## SET EXERCISE
Your task is to copy the listing exactly, with the pictures left out.

** begin GIVEN INFORMATION **

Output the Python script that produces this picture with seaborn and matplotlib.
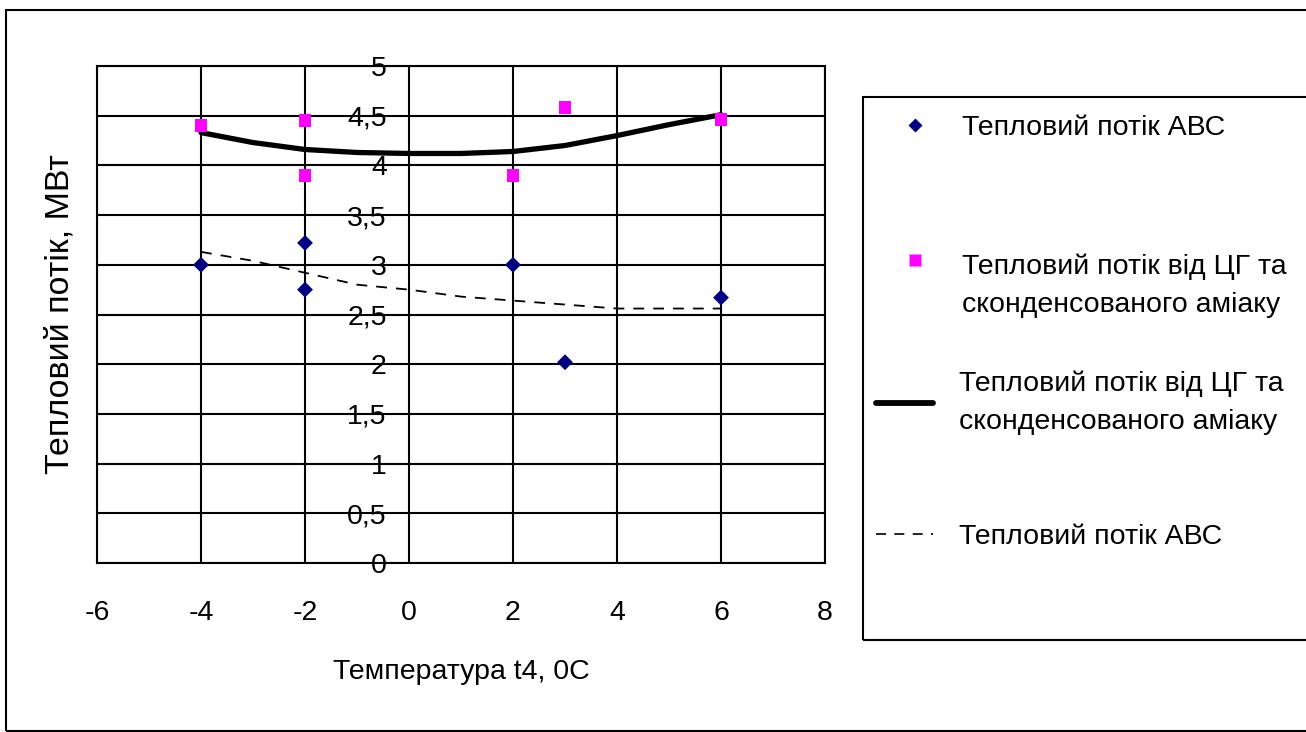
import matplotlib
matplotlib.use("Agg")
import matplotlib.pyplot as plt
from matplotlib.patches import Rectangle
from matplotlib.lines import Line2D
import seaborn as sns
import pandas as pd

# ---- data ----
t_abc = [-4, -2, -2, 2, 3, 6]
q_abc = [3.00, 3.22, 2.75, 3.00, 2.02, 2.67]
t_cg = [-4, -2, -2, 2, 3, 6]
q_cg = [4.40, 4.45, 3.90, 3.90, 4.58, 4.46]
trend_t = [-4, -3, -2, -1, 0, 1, 2, 3, 4, 5, 6]
trend_cg = [4.33, 4.23, 4.16, 4.13, 4.12, 4.12, 4.14, 4.20, 4.30, 4.41, 4.51]
trend_abc = [3.13, 3.04, 2.92, 2.80, 2.75, 2.68, 2.64, 2.60, 2.56, 2.56, 2.56]
x_ticks = [-6, -4, -2, 0, 2, 4, 6, 8]
y_ticks = [0, 0.5, 1, 1.5, 2, 2.5, 3, 3.5, 4, 4.5, 5]
y_tick_labels = ["0", "0,5", "1", "1,5", "2", "2,5", "3", "3,5", "4", "4,5", "5"]
label_abc = "Тепловий потік АВС"
label_cg = "Тепловий потік від ЦГ та\nсконденсованого аміаку"
x_label = "Температура t4, 0С"
y_label = "Тепловий потік, МВт"

sns.set_style("white")
plt.rcParams["font.family"] = ["Liberation Sans", "DejaVu Sans"]
plt.rcParams["axes.unicode_minus"] = False
plt.rcParams["text.color"] = "black"
plt.rcParams["axes.labelcolor"] = "black"
plt.rcParams["xtick.color"] = "black"
plt.rcParams["ytick.color"] = "black"
FS = 20.5

W, H = 1306, 732
fig = plt.figure(figsize=(W / 100, H / 100), dpi=100)
fig.patch.set_facecolor("white")
ax = fig.add_axes([97 / W, 1 - 563 / H, (825 - 97) / W, (563 - 66) / H])

df_abc = pd.DataFrame({"t": t_abc, "q": q_abc})
df_cg = pd.DataFrame({"t": t_cg, "q": q_cg})
df_tr = pd.DataFrame({"t": trend_t, "cg": trend_cg, "abc": trend_abc})

sns.lineplot(data=df_tr, x="t", y="cg", ax=ax, color="black", lw=3.8, zorder=3)
sns.lineplot(data=df_tr, x="t", y="abc", ax=ax, color="black", lw=1.3,
             linestyle=(0, (6, 5)), zorder=3)
sns.scatterplot(data=df_cg, x="t", y="q", ax=ax, marker="s", s=85,
                color="#FF00FF", edgecolor="none", zorder=4)
sns.scatterplot(data=df_abc, x="t", y="q", ax=ax, marker="D", s=65,
                color="#000080", edgecolor="none", zorder=5)

ax.set_xlim(-6, 8)
ax.set_ylim(0, 5)
ax.set_xticks(x_ticks)
ax.set_yticks(y_ticks)
ax.set_yticklabels([])
ax.tick_params(axis="y", length=0)
ax.tick_params(axis="x", direction="out", length=8.5, width=1.5, pad=18,
               labelsize=FS, colors="black")
ax.grid(True, color="black", lw=1.5)
ax.set_axisbelow(True)
for sp in ax.spines.values():
    sp.set_color("black")
    sp.set_linewidth(1.5)
    sp.set_visible(True)

sec = ax.secondary_yaxis(6 / 14)
sec.set_yticks(y_ticks)
sec.set_yticklabels(y_tick_labels)
sec.tick_params(length=0, pad=16, labelsize=FS, colors="black")
sec.spines["left"].set_visible(False)

ax.set_xlabel(x_label, fontsize=FS, labelpad=24, color="black")
ax.set_ylabel(y_label, fontsize=24.5, labelpad=12, color="black")

# outer frame and legend box
fig.add_artist(Rectangle((6 / W, 1 - 731 / H), 1.0, (731 - 10) / H,
                         transform=fig.transFigure, fill=False, lw=1.5, ec="black"))
fig.add_artist(Rectangle((863 / W, 1 - 640 / H), 1.0, (640 - 97) / H,
                         transform=fig.transFigure, fill=False, lw=1.5, ec="black"))

invisible = Line2D([], [], ls="none", marker="none")
entries = [
    (Line2D([], [], ls="none", marker="D", ms=7.5, color="#000080", mec="none"),
     label_abc, 887, 128, 0.62),
    (Line2D([], [], ls="none", marker="s", ms=9, color="#FF00FF", mec="none"),
     "", 887, 263, 0.62),
    (invisible, label_cg, 887, 286, 0.62),
    (Line2D([], [], color="black", lw=4.2),
     label_cg, 876, 403, 0.9),
    (Line2D([], [], color="black", lw=1.2, ls=(0, (6, 5))),
     label_abc, 876, 537, 0.9),
]
for h, lab, xpx, ypx, pad in entries:
    leg = fig.legend([h], [lab], loc="center left",
                     bbox_to_anchor=(xpx / W, 1 - ypx / H), frameon=False,
                     fontsize=FS, borderpad=0, borderaxespad=0,
                     handlelength=2.0, handletextpad=pad)
    for txt in leg.get_texts():
        txt.set_linespacing(1.6)
        txt.set_color("black")

fig.savefig("out.png", dpi=100)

** end GIVEN INFORMATION **

## REPLY TO THE EXERCISE
Output the Python script that produces this picture with seaborn and matplotlib.
import matplotlib
matplotlib.use("Agg")
import matplotlib.pyplot as plt
from matplotlib.patches import Rectangle
from matplotlib.lines import Line2D
import seaborn as sns
import pandas as pd

# ---- data ----
t_abc = [-4, -2, -2, 2, 3, 6]
q_abc = [3.00, 3.22, 2.75, 3.00, 2.02, 2.67]
t_cg = [-4, -2, -2, 2, 3, 6]
q_cg = [4.40, 4.45, 3.90, 3.90, 4.58, 4.46]
trend_t = [-4, -3, -2, -1, 0, 1, 2, 3, 4, 5, 6]
trend_cg = [4.33, 4.23, 4.16, 4.13, 4.12, 4.12, 4.14, 4.20, 4.30, 4.41, 4.51]
trend_abc = [3.13, 3.04, 2.92, 2.80, 2.75, 2.68, 2.64, 2.60, 2.56, 2.56, 2.56]
x_ticks = [-6, -4, -2, 0, 2, 4, 6, 8]
y_ticks = [0, 0.5, 1, 1.5, 2, 2.5, 3, 3.5, 4, 4.5, 5]
y_tick_labels = ["0", "0,5", "1", "1,5", "2", "2,5", "3", "3,5", "4", "4,5", "5"]
label_abc = "Тепловий потік АВС"
label_cg = "Тепловий потік від ЦГ та\nсконденсованого аміаку"
x_label = "Температура t4, 0С"
y_label = "Тепловий потік, МВт"

sns.set_style("white")
plt.rcParams["font.family"] = ["Liberation Sans", "DejaVu Sans"]
plt.rcParams["axes.unicode_minus"] = False
plt.rcParams["text.color"] = "black"
plt.rcParams["axes.labelcolor"] = "black"
plt.rcParams["xtick.color"] = "black"
plt.rcParams["ytick.color"] = "black"
FS = 20.5

W, H = 1306, 732
fig = plt.figure(figsize=(W / 100, H / 100), dpi=100)
fig.patch.set_facecolor("white")
ax = fig.add_axes([97 / W, 1 - 563 / H, (825 - 97) / W, (563 - 66) / H])

df_abc = pd.DataFrame({"t": t_abc, "q": q_abc})
df_cg = pd.DataFrame({"t": t_cg, "q": q_cg})
df_tr = pd.DataFrame({"t": trend_t, "cg": trend_cg, "abc": trend_abc})

sns.lineplot(data=df_tr, x="t", y="cg", ax=ax, color="black", lw=3.8, zorder=3)
sns.lineplot(data=df_tr, x="t", y="abc", ax=ax, color="black", lw=1.3,
             linestyle=(0, (6, 5)), zorder=3)
sns.scatterplot(data=df_cg, x="t", y="q", ax=ax, marker="s", s=85,
                color="#FF00FF", edgecolor="none", zorder=4)
sns.scatterplot(data=df_abc, x="t", y="q", ax=ax, marker="D", s=65,
                color="#000080", edgecolor="none", zorder=5)

ax.set_xlim(-6, 8)
ax.set_ylim(0, 5)
ax.set_xticks(x_ticks)
ax.set_yticks(y_ticks)
ax.set_yticklabels([])
ax.tick_params(axis="y", length=0)
ax.tick_params(axis="x", direction="out", length=8.5, width=1.5, pad=18,
               labelsize=FS, colors="black")
ax.grid(True, color="black", lw=1.5)
ax.set_axisbelow(True)
for sp in ax.spines.values():
    sp.set_color("black")
    sp.set_linewidth(1.5)
    sp.set_visible(True)

sec = ax.secondary_yaxis(6 / 14)
sec.set_yticks(y_ticks)
sec.set_yticklabels(y_tick_labels)
sec.tick_params(length=0, pad=16, labelsize=FS, colors="black")
sec.spines["left"].set_visible(False)

ax.set_xlabel(x_label, fontsize=FS, labelpad=24, color="black")
ax.set_ylabel(y_label, fontsize=24.5, labelpad=12, color="black")

# outer frame and legend box
fig.add_artist(Rectangle((6 / W, 1 - 731 / H), 1.0, (731 - 10) / H,
                         transform=fig.transFigure, fill=False, lw=1.5, ec="black"))
fig.add_artist(Rectangle((863 / W, 1 - 640 / H), 1.0, (640 - 97) / H,
                         transform=fig.transFigure, fill=False, lw=1.5, ec="black"))

invisible = Line2D([], [], ls="none", marker="none")
entries = [
    (Line2D([], [], ls="none", marker="D", ms=7.5, color="#000080", mec="none"),
     label_abc, 887, 128, 0.62),
    (Line2D([], [], ls="none", marker="s", ms=9, color="#FF00FF", mec="none"),
     "", 887, 263, 0.62),
    (invisible, label_cg, 887, 286, 0.62),
    (Line2D([], [], color="black", lw=4.2),
     label_cg, 876, 403, 0.9),
    (Line2D([], [], color="black", lw=1.2, ls=(0, (6, 5))),
     label_abc, 876, 537, 0.9),
]
for h, lab, xpx, ypx, pad in entries:
    leg = fig.legend([h], [lab], loc="center left",
                     bbox_to_anchor=(xpx / W, 1 - ypx / H), frameon=False,
                     fontsize=FS, borderpad=0, borderaxespad=0,
                     handlelength=2.0, handletextpad=pad)
    for txt in leg.get_texts():
        txt.set_linespacing(1.6)
        txt.set_color("black")

fig.savefig("out.png", dpi=100)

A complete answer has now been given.